Но тревога не исчезает. Вернее, она усиливается, парадоксальным образом подпитываясь передышками, которых она требует и которые предоставляет ей наслаждение. Этому поиску нет конца. Всегда приходится искать дальше. Нет, Винсент, я не стану осуждать этого Чалояна и его приспешников, иначе мне придется судить самого себя, а я не знаю, что из этого выйдет.
Я тоже держал Анаис в объятиях. Но оставим это! Сейчас я передаю историю тридцатипятилетней давности: почему же, проделав столь долгий путь, я испытываю столько волнения, в свою очередь пересказывая ее? Что дает мне воспоминание об этом смутном удовольствии?

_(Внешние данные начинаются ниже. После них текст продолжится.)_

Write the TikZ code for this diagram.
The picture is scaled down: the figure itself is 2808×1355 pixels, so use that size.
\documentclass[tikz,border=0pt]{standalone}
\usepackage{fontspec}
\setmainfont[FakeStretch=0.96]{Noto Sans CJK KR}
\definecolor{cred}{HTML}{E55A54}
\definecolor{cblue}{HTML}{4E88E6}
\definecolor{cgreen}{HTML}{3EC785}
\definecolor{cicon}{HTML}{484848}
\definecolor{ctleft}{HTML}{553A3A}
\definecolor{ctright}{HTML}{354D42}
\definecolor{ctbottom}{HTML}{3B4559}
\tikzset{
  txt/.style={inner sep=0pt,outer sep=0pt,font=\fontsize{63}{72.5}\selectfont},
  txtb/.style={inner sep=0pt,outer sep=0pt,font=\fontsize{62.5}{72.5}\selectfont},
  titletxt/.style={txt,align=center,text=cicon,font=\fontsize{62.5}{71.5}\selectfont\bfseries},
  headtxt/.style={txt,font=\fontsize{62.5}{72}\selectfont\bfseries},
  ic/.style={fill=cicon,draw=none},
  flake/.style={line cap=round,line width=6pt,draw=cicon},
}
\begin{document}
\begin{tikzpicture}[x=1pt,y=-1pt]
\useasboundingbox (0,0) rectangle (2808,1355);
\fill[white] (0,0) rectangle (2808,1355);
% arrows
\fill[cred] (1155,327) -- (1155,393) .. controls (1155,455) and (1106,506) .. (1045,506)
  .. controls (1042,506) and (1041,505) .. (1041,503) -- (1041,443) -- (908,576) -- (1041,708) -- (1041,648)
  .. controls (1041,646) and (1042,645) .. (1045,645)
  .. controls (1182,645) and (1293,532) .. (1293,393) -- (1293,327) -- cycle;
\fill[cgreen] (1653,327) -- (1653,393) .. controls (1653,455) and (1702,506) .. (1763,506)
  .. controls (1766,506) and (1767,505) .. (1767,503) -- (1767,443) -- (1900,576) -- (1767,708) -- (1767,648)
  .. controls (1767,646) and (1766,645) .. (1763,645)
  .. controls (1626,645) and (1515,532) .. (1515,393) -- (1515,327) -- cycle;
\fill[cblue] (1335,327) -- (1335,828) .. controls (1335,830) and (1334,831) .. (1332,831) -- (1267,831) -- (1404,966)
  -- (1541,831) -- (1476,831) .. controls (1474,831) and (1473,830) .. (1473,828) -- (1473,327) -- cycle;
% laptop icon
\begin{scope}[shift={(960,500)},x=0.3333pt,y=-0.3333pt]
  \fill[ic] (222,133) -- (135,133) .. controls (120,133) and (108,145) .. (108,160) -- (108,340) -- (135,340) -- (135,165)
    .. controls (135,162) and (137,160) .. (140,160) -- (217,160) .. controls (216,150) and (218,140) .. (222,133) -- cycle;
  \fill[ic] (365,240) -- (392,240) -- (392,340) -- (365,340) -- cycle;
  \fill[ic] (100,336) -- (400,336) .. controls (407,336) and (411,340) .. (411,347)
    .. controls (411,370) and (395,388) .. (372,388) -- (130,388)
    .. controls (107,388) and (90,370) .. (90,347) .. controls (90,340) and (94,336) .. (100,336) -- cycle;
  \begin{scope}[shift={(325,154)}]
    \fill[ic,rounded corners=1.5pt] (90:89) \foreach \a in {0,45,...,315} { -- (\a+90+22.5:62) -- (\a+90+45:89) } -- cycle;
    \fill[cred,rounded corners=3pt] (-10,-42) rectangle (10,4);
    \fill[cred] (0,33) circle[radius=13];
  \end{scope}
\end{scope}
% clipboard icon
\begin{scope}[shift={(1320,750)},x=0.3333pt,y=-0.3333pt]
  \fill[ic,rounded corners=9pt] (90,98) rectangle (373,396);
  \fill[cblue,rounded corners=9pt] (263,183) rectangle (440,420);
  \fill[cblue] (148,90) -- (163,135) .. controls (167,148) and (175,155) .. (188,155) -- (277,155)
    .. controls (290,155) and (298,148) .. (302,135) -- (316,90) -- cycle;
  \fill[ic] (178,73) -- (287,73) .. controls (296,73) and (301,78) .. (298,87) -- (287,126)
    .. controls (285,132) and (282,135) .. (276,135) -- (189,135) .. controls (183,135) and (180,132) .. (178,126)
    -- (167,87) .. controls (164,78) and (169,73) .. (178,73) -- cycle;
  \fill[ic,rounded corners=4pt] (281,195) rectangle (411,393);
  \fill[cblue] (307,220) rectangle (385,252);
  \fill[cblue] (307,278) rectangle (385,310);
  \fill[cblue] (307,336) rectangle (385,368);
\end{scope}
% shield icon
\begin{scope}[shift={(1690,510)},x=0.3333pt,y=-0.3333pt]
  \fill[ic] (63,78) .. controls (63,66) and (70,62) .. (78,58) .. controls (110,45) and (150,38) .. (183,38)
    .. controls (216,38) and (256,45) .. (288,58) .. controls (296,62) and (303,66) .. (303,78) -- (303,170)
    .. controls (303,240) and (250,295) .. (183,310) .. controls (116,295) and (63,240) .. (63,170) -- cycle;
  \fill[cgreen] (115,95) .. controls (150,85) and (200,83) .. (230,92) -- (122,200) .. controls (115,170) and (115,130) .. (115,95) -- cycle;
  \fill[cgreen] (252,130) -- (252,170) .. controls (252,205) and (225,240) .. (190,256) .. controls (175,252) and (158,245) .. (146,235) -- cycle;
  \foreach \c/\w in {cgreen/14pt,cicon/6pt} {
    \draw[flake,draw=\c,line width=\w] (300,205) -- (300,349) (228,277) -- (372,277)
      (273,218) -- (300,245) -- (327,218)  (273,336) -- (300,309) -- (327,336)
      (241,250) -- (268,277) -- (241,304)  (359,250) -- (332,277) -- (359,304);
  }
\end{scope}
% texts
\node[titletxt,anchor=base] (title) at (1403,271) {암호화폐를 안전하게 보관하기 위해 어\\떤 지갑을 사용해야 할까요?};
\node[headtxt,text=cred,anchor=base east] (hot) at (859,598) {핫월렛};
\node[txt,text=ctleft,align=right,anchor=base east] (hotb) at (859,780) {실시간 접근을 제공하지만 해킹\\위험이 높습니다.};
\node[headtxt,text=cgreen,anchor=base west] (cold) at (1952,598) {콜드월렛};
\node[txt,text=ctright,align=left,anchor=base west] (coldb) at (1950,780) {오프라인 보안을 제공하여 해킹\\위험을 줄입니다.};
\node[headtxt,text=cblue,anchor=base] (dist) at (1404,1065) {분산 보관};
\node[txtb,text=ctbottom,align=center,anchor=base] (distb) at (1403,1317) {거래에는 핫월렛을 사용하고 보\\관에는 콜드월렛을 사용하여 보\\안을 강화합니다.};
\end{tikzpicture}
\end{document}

Что должен я испытывать, помимо гнева и отвращения? «Мораль» наверняка потребовала бы чего-то большего. Но как мне скрыть от себя, что в тайне я прельщаюсь тем, что рассказываю? Только ли из счастья писать?

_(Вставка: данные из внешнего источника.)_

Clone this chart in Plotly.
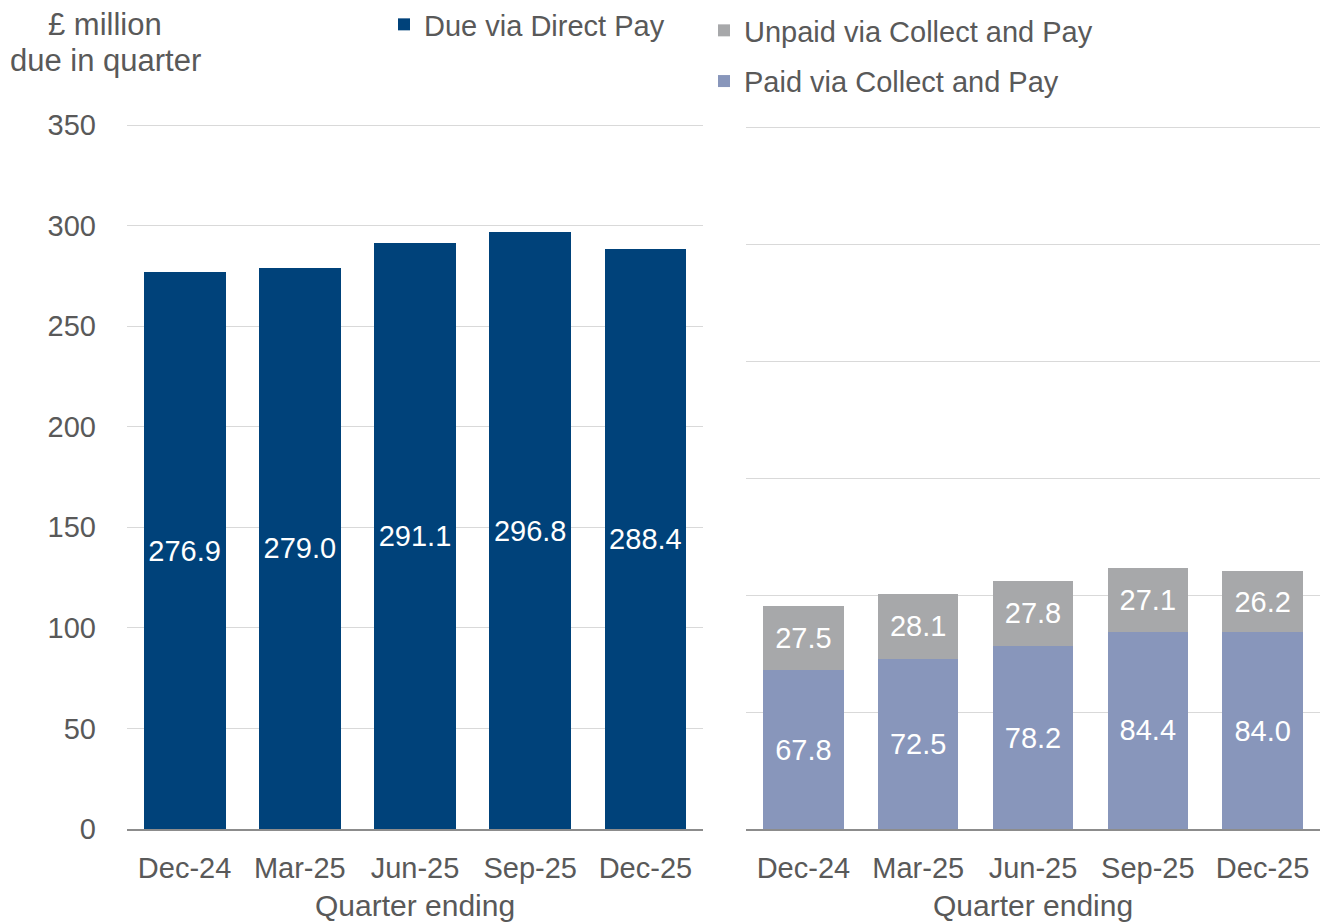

Моя работа писателя как раз и состоит в том, чтобы проникнуться рассуждениями и переживаниями персонажей, которых я вывожу на сцену. Я должен пытаться, как актер, чувствовать их желания, а если нужно – примерять на себя их пороки.

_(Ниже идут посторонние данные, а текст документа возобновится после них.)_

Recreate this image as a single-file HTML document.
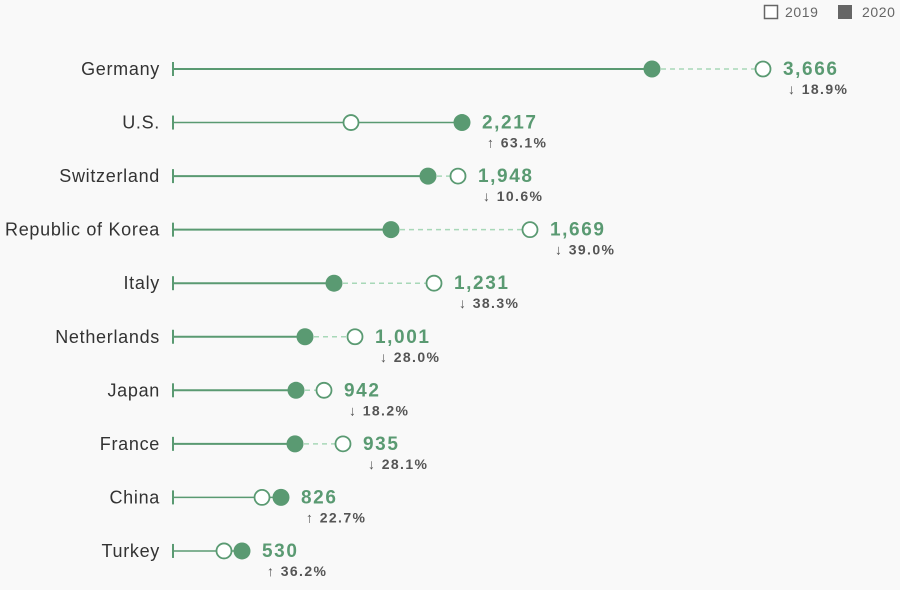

И у меня это слишком хорошо получается. Я даже спрашиваю себя, какого из четырех извращенцев я воплощаю лучше всего. Мсье Чалояна? Человека с ошейником бородки?
Последний вскоре получит первую роль в рассказе Винсента. И сохранит ее до конца. Его звали Шарль де М.
– Шарль, неужели? Как того крестного, о котором нам говорила Анаис?
– Это он и есть. Он не был консулом Перу, но много путешествовал, особенно по Латинской Америке, по делам одной крупной нефтяной компании. Он сам присвоил себе придуманный титул и национальность, почти так же, как отпустил бороду или как носят черные очки – из любви к маскам и переодеванию. Он был на это вполне способен. А может быть, просто старался как можно тщательнее скрывать свою подлинную личину: так ему подсказывала осторожность.
Однажды вечером пришел пятый гость. Его привел Шарль де М. Это был молодой человек с тонким, почти женственным лицом. Тщательно приглаженные иссиня-черные волосы. Прямая спина, откинутая назад голова. Он ходил, как танцор, выверенными и гордыми шажками.
Его звали Пабло. Бородач подобрал его десятью годами раньше на панели в Монтевидео. Можно себе представить, как он им занимался. Мальчик уже знал свое дело и дал ему полное удовлетворение. Мсье Шарль оставил его при себе. Сделал из него любимую зверушку. Зверушка выросла в роскошного мускулистого самца, сильного и послушного, как скаковой жеребец. Чалоян, который еще никогда его не видел, издал восклицание удивления и восторга, когда, в конце ужина, мсье Шарль явил его публике в сиянии наготы, готового к сцене, которую ему было суждено сыграть.